┌─ Data segment

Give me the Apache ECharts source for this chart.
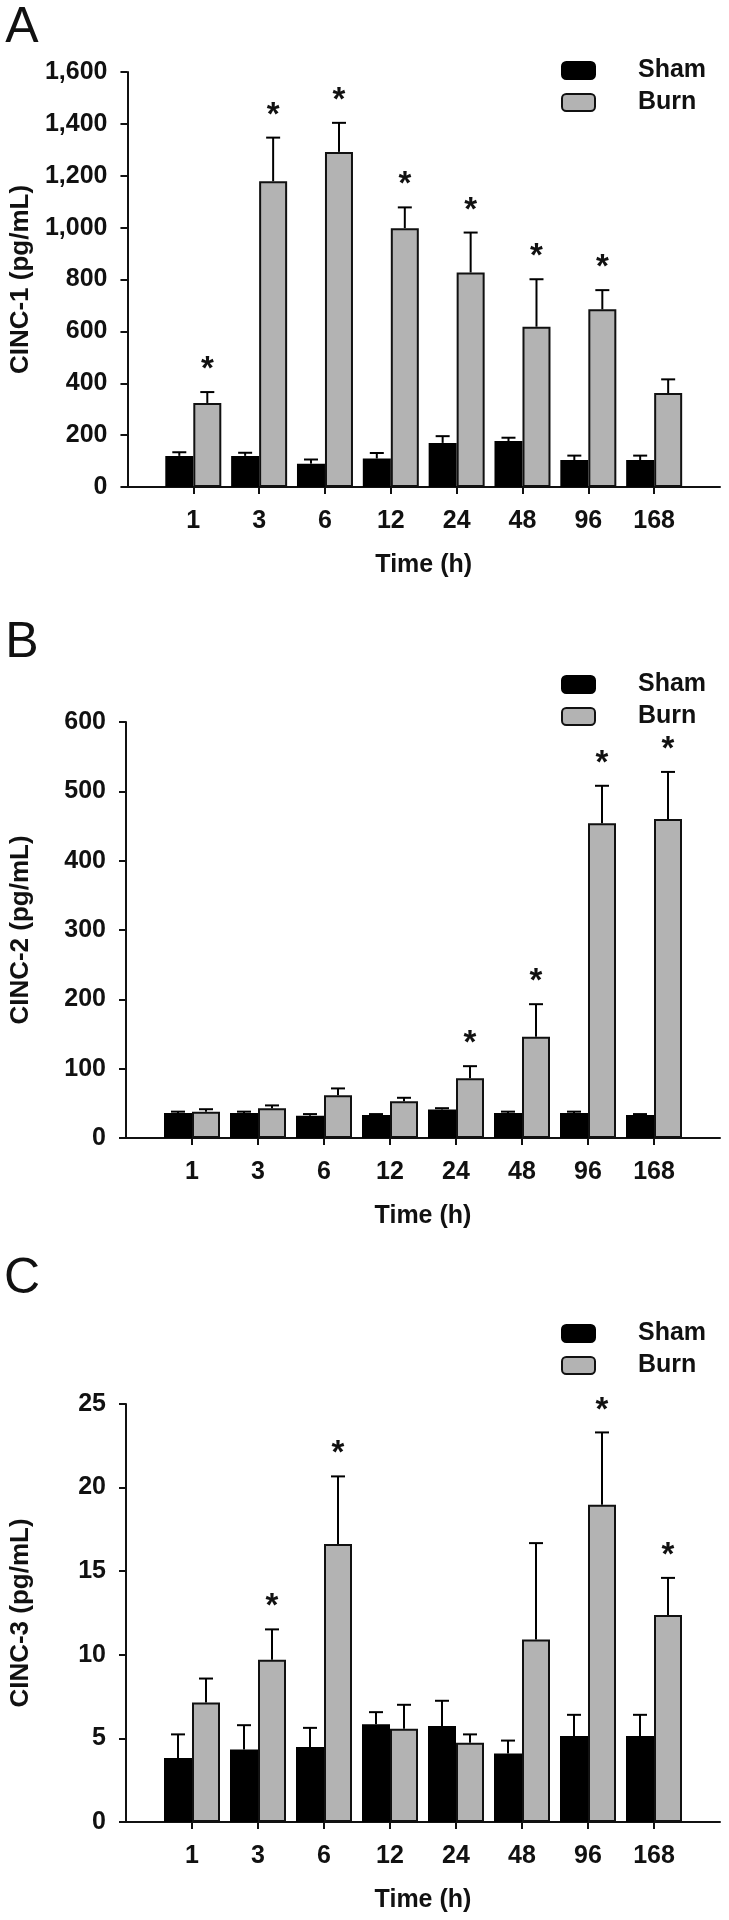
<!DOCTYPE html>
<html>
<head>
<meta charset="utf-8">
<script src="https://cdn.jsdelivr.net/npm/echarts@6/dist/echarts.min.js"></script>
<style>
html,body{margin:0;padding:0;background:#fff;}
#chart{width:729px;height:1920px;}
</style>
</head>
<body>
<div id="chart"></div>
<script>
// ---- data ----
const categories = ['1', '3', '6', '12', '24', '48', '96', '168'];
const seriesNames = ['Sham', 'Burn'];

// Panel A: CINC-1
const shamA = [120, 120, 90, 110, 170, 177, 104, 104];
const shamSemA = [14, 12, 16, 21, 26, 13, 17, 17];
const burnA = [324, 1179, 1292, 998, 827, 618, 685, 362];
const burnSemA = [42, 168, 112, 80, 154, 183, 74, 53];
const sigA = [1, 1, 1, 1, 1, 1, 1, 0];

// Panel B: CINC-2
const shamB = [36, 36, 32, 33, 41, 36, 36, 33];
const shamSemB = [2, 2, 2.5, 1.5, 2, 2, 2, 1.5];
const burnB = [38, 43, 61.5, 53, 86, 146, 454, 460];
const burnSemB = [3.5, 4, 10, 5, 17.6, 47, 54, 68];
const sigB = [0, 0, 0, 0, 1, 1, 1, 1];

// Panel C: CINC-3
const shamC = [3.83, 4.33, 4.48, 5.84, 5.74, 4.09, 5.14, 5.14];
const shamSemC = [1.41, 1.46, 1.15, 0.73, 1.51, 0.78, 1.27, 1.27];
const burnC = [7.14, 9.70, 16.63, 5.58, 4.74, 10.92, 18.98, 12.38];
const burnSemC = [1.44, 1.82, 4.04, 1.43, 0.5, 5.76, 4.32, 2.22];
const sigC = [0, 1, 1, 0, 0, 0, 1, 1];

// y-axis settings
const yTitles = ['CINC-1 (pg/mL)', 'CINC-2 (pg/mL)', 'CINC-3 (pg/mL)'];
const yMax = [1600, 600, 25];
const yInterval = [200, 100, 5];
const xTitle = 'Time (h)';
const panelLetters = ['A', 'B', 'C'];

// ---- build ----
const FONT = '"Liberation Sans", Arial, sans-serif';
const GRAY = '#b3b3b3';
const INK = '#111';
const BAR_W = 28;
const HALF = 14;

const panels = [
  {sham: shamA, shamSem: shamSemA, burn: burnA, burnSem: burnSemA, sig: sigA},
  {sham: shamB, shamSem: shamSemB, burn: burnB, burnSem: burnSemB, sig: sigB},
  {sham: shamC, shamSem: shamSemC, burn: burnC, burnSem: burnSemC, sig: sigC}
];

// layout (pixels) per panel
const layout = [
  {top: 72, height: 415, legendTop: 53, letterY: 28},
  {top: 722, height: 416, legendTop: 667, letterY: 643},
  {top: 1404, height: 418, legendTop: 1316, letterY: 1279}
];

const padCats = [''].concat(categories, ['']);
const pad = arr => [null].concat(arr, [null]);

const grids = [], xAxes = [], yAxes = [], series = [], legends = [], graphics = [];

panels.forEach((p, k) => {
  const L = layout[k];
  grids.push({left: 123, right: 9, top: L.top, height: L.height, containLabel: false});
  xAxes.push({
    type: 'category', gridIndex: k, data: padCats, boundaryGap: false,
    name: xTitle, nameLocation: 'middle', nameGap: 66,
    nameTextStyle: {fontFamily: FONT, fontWeight: 'bold', fontSize: 25, color: INK},
    axisLine: {show: true, onZero: false, lineStyle: {color: INK, width: 2}},
    axisTick: {show: true, length: 7, lineStyle: {color: INK, width: 2},
      interval: (i) => i > 0 && i < padCats.length - 1},
    axisLabel: {interval: 0, margin: 22, fontFamily: FONT, fontWeight: 'bold', fontSize: 25, color: INK},
    splitLine: {show: false}
  });
  yAxes.push({
    type: 'value', gridIndex: k, min: 0, max: yMax[k], interval: yInterval[k],
    name: yTitles[k], nameLocation: 'middle', nameGap: 92, nameRotate: 90,
    nameTextStyle: {fontFamily: FONT, fontWeight: 'bold', fontSize: 26, color: INK},
    axisLine: {show: true, lineStyle: {color: INK, width: 2}},
    axisTick: {show: true, length: 7, lineStyle: {color: INK, width: 2}},
    axisLabel: {margin: 20, fontFamily: FONT, fontWeight: 'bold', fontSize: 25, color: INK,
      formatter: v => v.toLocaleString('en-US')},
    splitLine: {show: false}
  });
  series.push({
    name: seriesNames[0], type: 'bar', xAxisIndex: k, yAxisIndex: k,
    data: pad(p.sham), barWidth: BAR_W, barGap: '0%',
    itemStyle: {color: '#000', borderColor: '#000', borderWidth: 2},
    emphasis: {disabled: true}
  });
  series.push({
    name: seriesNames[1], type: 'bar', xAxisIndex: k, yAxisIndex: k,
    data: pad(p.burn), barWidth: BAR_W, barGap: '0%',
    itemStyle: {color: GRAY, borderColor: INK, borderWidth: 2},
    emphasis: {disabled: true}
  });
  const errData = categories.map((c, i) => [i + 1, p.sham[i], p.shamSem[i], p.burn[i], p.burnSem[i], p.sig[i]]);
  series.push({
    type: 'custom', xAxisIndex: k, yAxisIndex: k, z: 5, clip: false,
    encode: {x: 0, y: [1, 3]},
    data: errData,
    renderItem: (params, api) => {
      const xi = api.value(0);
      const cx = api.coord([xi, 0])[0];
      const children = [];
      const groups = [
        {m: api.value(1), s: api.value(2), dx: -HALF},
        {m: api.value(3), s: api.value(4), dx: HALF}
      ];
      let burnTop = 0;
      groups.forEach((g, gi) => {
        const y0 = api.coord([xi, g.m])[1];
        const y1 = api.coord([xi, g.m + g.s])[1];
        const x = cx + g.dx;
        if (gi === 1) burnTop = y1;
        children.push({type: 'line', shape: {x1: x, y1: y0, x2: x, y2: y1},
          style: {stroke: '#000', lineWidth: 2}});
        children.push({type: 'line', shape: {x1: x - 7, y1: y1, x2: x + 7, y2: y1},
          style: {stroke: '#000', lineWidth: 2}});
      });
      if (api.value(5)) {
        children.push({type: 'text', x: cx + HALF, y: burnTop - 22,
          style: {text: '*', fontFamily: FONT, fontWeight: 'bold', fontSize: 33,
            fill: INK, align: 'center', verticalAlign: 'middle'}});
      }
      return {type: 'group', children};
    }
  });
  legends.push({
    data: seriesNames, orient: 'vertical', left: 556, top: L.legendTop,
    itemWidth: 33, itemHeight: 17, itemGap: 7, selectedMode: false,
    textStyle: {fontFamily: FONT, fontWeight: 'bold', fontSize: 25, color: INK,
      lineHeight: 25, padding: [0, 0, 0, 38]}
  });
  graphics.push({type: 'text', x: 22, y: L.letterY,
    style: {text: panelLetters[k], fontFamily: FONT, fontSize: 50, fill: INK,
      align: 'center', verticalAlign: 'middle'}});
});

const chart = echarts.init(document.getElementById('chart'), null, {renderer: 'canvas'});
chart.setOption({
  animation: false,
  backgroundColor: '#fff',
  grid: grids, xAxis: xAxes, yAxis: yAxes, series: series,
  legend: legends, graphic: graphics, tooltip: {show: false}
});
</script>
</body>
</html>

└─

▸ **Problem**
Starting with the first line of the data above and ending with the line containing "const sigB = [0, 0, 0, 0, 1, 1, 1, 1];", please restate every line exactly, leaving images out.

▸ **Result below**
Give me the Apache ECharts source for this chart.
<!DOCTYPE html>
<html>
<head>
<meta charset="utf-8">
<script src="https://cdn.jsdelivr.net/npm/echarts@6/dist/echarts.min.js"></script>
<style>
html,body{margin:0;padding:0;background:#fff;}
#chart{width:729px;height:1920px;}
</style>
</head>
<body>
<div id="chart"></div>
<script>
// ---- data ----
const categories = ['1', '3', '6', '12', '24', '48', '96', '168'];
const seriesNames = ['Sham', 'Burn'];

// Panel A: CINC-1
const shamA = [120, 120, 90, 110, 170, 177, 104, 104];
const shamSemA = [14, 12, 16, 21, 26, 13, 17, 17];
const burnA = [324, 1179, 1292, 998, 827, 618, 685, 362];
const burnSemA = [42, 168, 112, 80, 154, 183, 74, 53];
const sigA = [1, 1, 1, 1, 1, 1, 1, 0];

// Panel B: CINC-2
const shamB = [36, 36, 32, 33, 41, 36, 36, 33];
const shamSemB = [2, 2, 2.5, 1.5, 2, 2, 2, 1.5];
const burnB = [38, 43, 61.5, 53, 86, 146, 454, 460];
const burnSemB = [3.5, 4, 10, 5, 17.6, 47, 54, 68];
const sigB = [0, 0, 0, 0, 1, 1, 1, 1];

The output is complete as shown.